The Trade and Competitiveness (T&C) agenda in DIME is structured to test and identify effective ways of increasing firms’ productivity through both efficiency gains and shifts in the production frontier. Efficiency gains are understood as changes in the production process to help firms move closer to the efficient production frontier. The two assumptions underlying suboptimal allocation of inputs are: (1) market imperfections and/or behavioral biases—such as misperception of returns associated with a given business practice, lack of motivation to adopt better production process (Gibbons and Henderson 2012; Nguyen and Nguyen 2016); and (2) organizational barriers that prevent firms from adopting new technologies (Atkin et al., forthcoming at QJE) and using inputs optimally. In this light, adoption of new technology is key to firms’ (and economic) growth.
In this context, technology change encompasses any shock in the production process that leads to higher output given the inputs available. That shock could be caused by, for instance, better trained employees, use of better managerial practices, use of cheap credit lines in credit-constrained firms, and business registration to access public services that are only made available to formal firms. Technology change and, thus, productivity growth go hand in hand with technology adoption.

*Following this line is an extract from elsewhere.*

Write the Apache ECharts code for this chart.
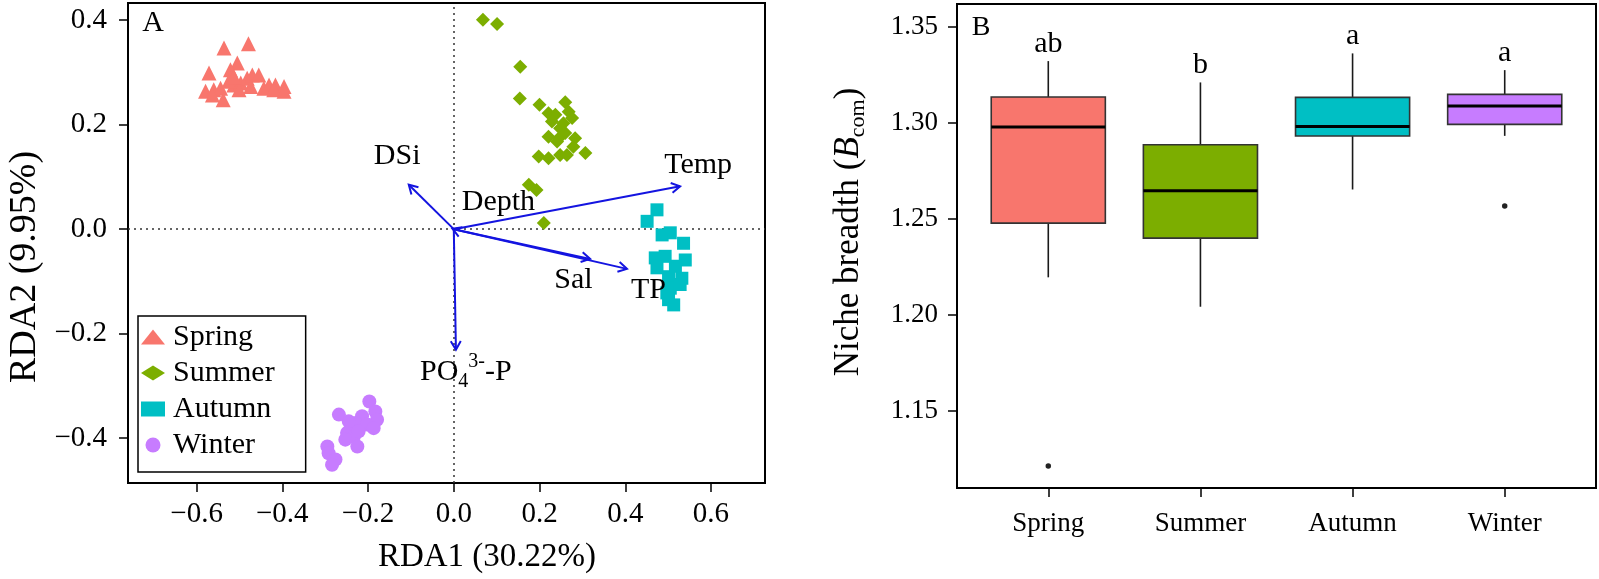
<!DOCTYPE html>
<html>
<head>
<meta charset="utf-8">
<script src="https://cdn.jsdelivr.net/npm/echarts@6/dist/echarts.min.js"></script>
<style>
html, body { margin: 0; padding: 0; background: #fff; }
#chart { width: 1599px; height: 579px; }
</style>
</head>
<body>
<div id="chart"></div>
<script>
const FONT = '"Liberation Serif", "Times New Roman", serif';

// ---- panel A: RDA site scores (RDA1, RDA2) per season ----
const springPts = [
  [-0.536, 0.347], [-0.479, 0.355], [-0.571, 0.299], [-0.505, 0.318], [-0.521, 0.305],
  [-0.579, 0.264], [-0.560, 0.267], [-0.544, 0.270], [-0.538, 0.248], [-0.513, 0.276],
  [-0.497, 0.280], [-0.482, 0.289], [-0.470, 0.295], [-0.455, 0.295], [-0.474, 0.273],
  [-0.443, 0.270], [-0.431, 0.276], [-0.416, 0.276], [-0.396, 0.273], [-0.420, 0.267],
  [-0.396, 0.264], [-0.501, 0.267], [-0.525, 0.283], [-0.513, 0.292], [-0.563, 0.257]
];
const summerPts = [
  [0.068, 0.401], [0.101, 0.393], [0.155, 0.311], [0.154, 0.250], [0.200, 0.238],
  [0.221, 0.222], [0.237, 0.219], [0.260, 0.243], [0.268, 0.225], [0.276, 0.213],
  [0.229, 0.206], [0.248, 0.193], [0.260, 0.184], [0.221, 0.177], [0.245, 0.174],
  [0.283, 0.174], [0.279, 0.158], [0.307, 0.146], [0.198, 0.139], [0.221, 0.136],
  [0.248, 0.142], [0.264, 0.142], [0.175, 0.085], [0.193, 0.075], [0.210, 0.012],
  [0.241, 0.168], [0.256, 0.203]
];
const autumnPts = [
  [0.474, 0.037], [0.451, 0.015], [0.486, -0.011], [0.505, -0.007], [0.536, -0.027],
  [0.470, -0.055], [0.493, -0.052], [0.540, -0.059], [0.474, -0.074], [0.517, -0.071],
  [0.532, -0.094], [0.501, -0.091], [0.505, -0.113], [0.528, -0.106], [0.501, -0.135],
  [0.513, -0.145], [0.497, -0.122]
];
const winterPts = [
  [-0.268, -0.355], [-0.197, -0.330], [-0.183, -0.349], [-0.179, -0.365], [-0.214, -0.358],
  [-0.229, -0.371], [-0.245, -0.368], [-0.202, -0.374], [-0.249, -0.390], [-0.233, -0.397],
  [-0.225, -0.416], [-0.253, -0.403], [-0.295, -0.416], [-0.292, -0.429], [-0.276, -0.441],
  [-0.284, -0.451], [-0.187, -0.381], [-0.222, -0.387]
];

// environmental vectors and where their names sit (data units)
const envNames = ['DSi', 'Temp', 'Depth', 'Sal', 'TP', 'PO{sub|4}{sup|3-}-P'];
const envX = [-0.105, 0.528, -0.003, 0.318, 0.404, 0.005];
const envY = [0.085, 0.082, 0.001, -0.057, -0.076, -0.231];
const envLabelX = [-0.132, 0.570, 0.104, 0.279, 0.454, 0.028];
const envLabelY = [0.139, 0.123, 0.051, -0.097, -0.116, -0.273];

const rdaXTicks = [-0.6, -0.4, -0.2, 0, 0.2, 0.4, 0.6];
const rdaYTicks = [-0.4, -0.2, 0, 0.2, 0.4];

// ---- panel B: niche breadth boxplots ----
const seasons = ['Spring', 'Summer', 'Autumn', 'Winter'];
const whiskerLow = [1.2196, 1.2043, 1.2653, 1.2932];
const q1 = [1.2478, 1.2400, 1.2931, 1.2992];
const median = [1.2978, 1.2646, 1.2981, 1.3087];
const q3 = [1.3134, 1.2886, 1.3132, 1.3148];
const whiskerHigh = [1.3321, 1.3210, 1.3361, 1.3274];
const outliers = [[1, 1.1214], [4, 1.2567]];
const letters = ['ab', 'b', 'a', 'a'];
const nicheTicks = [1.15, 1.20, 1.25, 1.30, 1.35];

const seasonColors = ['#F8766D', '#7CAE00', '#00BFC4', '#C77CFF'];
const seasonSymbols = ['triangle', 'diamond', 'rect', 'circle'];
const seasonSizes = [15, 14, 13, 14];
const seasonPts = [springPts, summerPts, autumnPts, winterPts];

const minus = v => (v < 0 ? '\u2212' : '') + Math.abs(v).toFixed(1);

function renderArrow(params, api) {
  const o = api.coord([0, 0]);
  const t = api.coord([api.value(0), api.value(1)]);
  const lp = api.coord([api.value(2), api.value(3)]);
  const ang = Math.atan2(t[1] - o[1], t[0] - o[0]);
  const h = 10, a = Math.PI / 6;
  const w1 = [t[0] - h * Math.cos(ang - a), t[1] - h * Math.sin(ang - a)];
  const w2 = [t[0] - h * Math.cos(ang + a), t[1] - h * Math.sin(ang + a)];
  const blue = '#1414e0';
  return {
    type: 'group',
    children: [
      { type: 'line', shape: { x1: o[0], y1: o[1], x2: t[0], y2: t[1] }, style: { stroke: blue, lineWidth: 2 } },
      { type: 'polyline', shape: { points: [w1, t, w2] }, style: { stroke: blue, lineWidth: 2, fill: null } },
      {
        type: 'text',
        style: {
          text: envNames[params.dataIndex], x: lp[0], y: lp[1],
          fill: '#000', fontSize: 30, fontFamily: FONT, lineHeight: 40,
          align: 'center', verticalAlign: 'middle',
          rich: {
            sub: { fontSize: 20, fontFamily: FONT, verticalAlign: 'bottom', lineHeight: 20 },
            sup: { fontSize: 20, fontFamily: FONT, verticalAlign: 'top', lineHeight: 28 }
          }
        }
      }
    ]
  };
}

function renderBox(params, api) {
  const x = api.value(0);
  const bw = api.size([1, 0])[0] * 0.75;
  const pLow = api.coord([x, api.value(1)]);
  const pQ1 = api.coord([x, api.value(2)]);
  const pMed = api.coord([x, api.value(3)]);
  const pQ3 = api.coord([x, api.value(4)]);
  const pHigh = api.coord([x, api.value(5)]);
  return {
    type: 'group',
    children: [
      { type: 'line', shape: { x1: pLow[0], y1: pLow[1], x2: pQ1[0], y2: pQ1[1] }, style: { stroke: '#1a1a1a', lineWidth: 1.6 } },
      { type: 'line', shape: { x1: pQ3[0], y1: pQ3[1], x2: pHigh[0], y2: pHigh[1] }, style: { stroke: '#1a1a1a', lineWidth: 1.6 } },
      {
        type: 'rect',
        shape: { x: pQ3[0] - bw / 2, y: pQ3[1], width: bw, height: pQ1[1] - pQ3[1] },
        style: { fill: seasonColors[params.dataIndex], stroke: '#333', lineWidth: 1.6 }
      },
      { type: 'line', shape: { x1: pMed[0] - bw / 2, y1: pMed[1], x2: pMed[0] + bw / 2, y2: pMed[1] }, style: { stroke: '#000', lineWidth: 3 } }
    ]
  };
}

const chart = echarts.init(document.getElementById('chart'), null, { renderer: 'canvas' });

const scatterSeries = seasons.map((s, i) => ({
  name: s,
  type: 'scatter',
  xAxisIndex: 0, yAxisIndex: 0,
  symbol: seasonSymbols[i],
  symbolSize: seasonSizes[i],
  itemStyle: { color: seasonColors[i], opacity: 1 },
  data: seasonPts[i],
  z: 3,
  markLine: i === 0 ? {
    silent: true, symbol: ['none', 'none'], label: { show: false },
    lineStyle: { type: [2, 4], color: '#333', width: 1.5 },
    data: [{ xAxis: 0 }, { yAxis: 0 }],
    z: 1
  } : undefined
}));

chart.setOption({
  animation: false,
  backgroundColor: '#fff',
  textStyle: { fontFamily: FONT },
  grid: [
    { left: 128, top: 3, width: 637, height: 480, show: true, borderColor: '#000', borderWidth: 2, backgroundColor: 'transparent' },
    { left: 957, top: 4, width: 639, height: 484, show: true, borderColor: '#000', borderWidth: 2, backgroundColor: 'transparent' }
  ],
  xAxis: [
    {
      type: 'value', gridIndex: 0, min: -0.76, max: 0.726,
      name: 'RDA1 (30.22%)', nameLocation: 'middle', nameGap: 58,
      nameTextStyle: { fontFamily: FONT, fontSize: 33, color: '#000', padding: [0, 0, 0, 81] },
      axisLine: { onZero: false, lineStyle: { color: '#000', width: 2 } },
      axisTick: { customValues: rdaXTicks, length: 9, lineStyle: { color: '#000', width: 1.5 } },
      axisLabel: { customValues: rdaXTicks, formatter: minus, margin: 17, fontFamily: FONT, fontSize: 29, color: '#000' },
      splitLine: { show: false }
    },
    {
      type: 'value', gridIndex: 1, min: 0.4, max: 4.6,
      axisLine: { onZero: false, lineStyle: { color: '#000', width: 2 } },
      axisTick: { customValues: [1, 2, 3, 4], length: 9, lineStyle: { color: '#000', width: 1.5 } },
      axisLabel: { customValues: [1, 2, 3, 4], formatter: v => seasons[Math.round(v) - 1], margin: 22, fontFamily: FONT, fontSize: 27, color: '#000' },
      splitLine: { show: false }
    }
  ],
  yAxis: [
    {
      type: 'value', gridIndex: 0, min: -0.486, max: 0.433,
      name: 'RDA2 (9.95%)', nameLocation: 'middle', nameGap: 84,
      nameTextStyle: { fontFamily: FONT, fontSize: 38, color: '#000', padding: [0, 48, 0, 0] },
      axisLine: { onZero: false, lineStyle: { color: '#000', width: 2 } },
      axisTick: { customValues: rdaYTicks, length: 9, lineStyle: { color: '#000', width: 1.5 } },
      axisLabel: { customValues: rdaYTicks, formatter: minus, margin: 21, fontFamily: FONT, fontSize: 29, color: '#000' },
      splitLine: { show: false }
    },
    {
      type: 'value', gridIndex: 1, min: 1.110, max: 1.3618,
      name: '{t|Niche breadth (}{it|B}{sub|com}{t|)}', nameLocation: 'middle', nameGap: 88,
      nameTextStyle: {
        fontFamily: FONT, fontSize: 35, color: '#000', padding: [0, 0, 0, 28],
        rich: {
          t: { fontFamily: FONT, fontSize: 35, color: '#000', lineHeight: 40 },
          it: { fontFamily: FONT, fontSize: 35, fontStyle: 'italic', color: '#000', lineHeight: 40 },
          sub: { fontFamily: FONT, fontSize: 22, color: '#000', verticalAlign: 'bottom', lineHeight: 22 }
        }
      },
      axisLine: { onZero: false, lineStyle: { color: '#000', width: 2 } },
      axisTick: { customValues: nicheTicks, length: 9, lineStyle: { color: '#000', width: 1.5 } },
      axisLabel: { customValues: nicheTicks, formatter: v => v.toFixed(2), margin: 19, fontFamily: FONT, fontSize: 27, color: '#000' },
      splitLine: { show: false }
    }
  ],
  legend: {
    orient: 'vertical', left: 138, top: 316,
    data: seasons,
    selectedMode: false,
    itemWidth: 24, itemHeight: 15, itemGap: 6,
    padding: [6, 31, 12, 3],
    borderColor: '#000', borderWidth: 1.5, borderRadius: 0, backgroundColor: '#fff',
    textStyle: { fontFamily: FONT, fontSize: 30, color: '#000', lineHeight: 30, padding: [0, 0, 0, 3] }
  },
  graphic: [
    { type: 'text', x: 153, y: 23, style: { text: 'A', fontFamily: FONT, fontSize: 30, fill: '#000', align: 'center', verticalAlign: 'middle' } },
    { type: 'text', x: 981, y: 28, style: { text: 'B', fontFamily: FONT, fontSize: 28, fill: '#000', align: 'center', verticalAlign: 'middle' } }
  ],
  series: [
    ...scatterSeries,
    {
      name: 'vectors', type: 'custom', xAxisIndex: 0, yAxisIndex: 0, z: 5,
      renderItem: renderArrow,
      data: envX.map((x, i) => [x, envY[i], envLabelX[i], envLabelY[i]])
    },
    {
      name: 'niche', type: 'custom', xAxisIndex: 1, yAxisIndex: 1, z: 3,
      renderItem: renderBox,
      encode: { x: 0, y: [1, 2, 3, 4, 5] },
      data: seasons.map((s, i) => [i + 1, whiskerLow[i], q1[i], median[i], q3[i], whiskerHigh[i]])
    },
    {
      name: 'outliers', type: 'scatter', xAxisIndex: 1, yAxisIndex: 1, z: 4,
      symbol: 'circle', symbolSize: 5.5, itemStyle: { color: '#222', opacity: 1 },
      data: outliers
    },
    {
      name: 'letters', type: 'scatter', xAxisIndex: 1, yAxisIndex: 1, z: 4,
      symbolSize: 0, silent: true, itemStyle: { opacity: 1 },
      label: { show: true, position: 'top', distance: 2, formatter: p => letters[p.dataIndex], fontFamily: FONT, fontSize: 30, color: '#000', opacity: 1 },
      data: seasons.map((s, i) => [i + 1, whiskerHigh[i]])
    }
  ]
});
</script>
</body>
</html>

Shifts in the production frontier occur only when factors of production are already used optimally, and could result from improvements in business regulations, innovation, and infrastructure. It is worth mentioning that interventions aimed at moving out the production frontier are more difficult to evaluate with randomized controlled trials for two main reasons. First, regulation policies usually involve changes in the current legislation and such decisions are usually taken at higher levels and are not necessarily theoretically grounded. Second, those policies are highly likely to have general equilibrium effects (spillovers).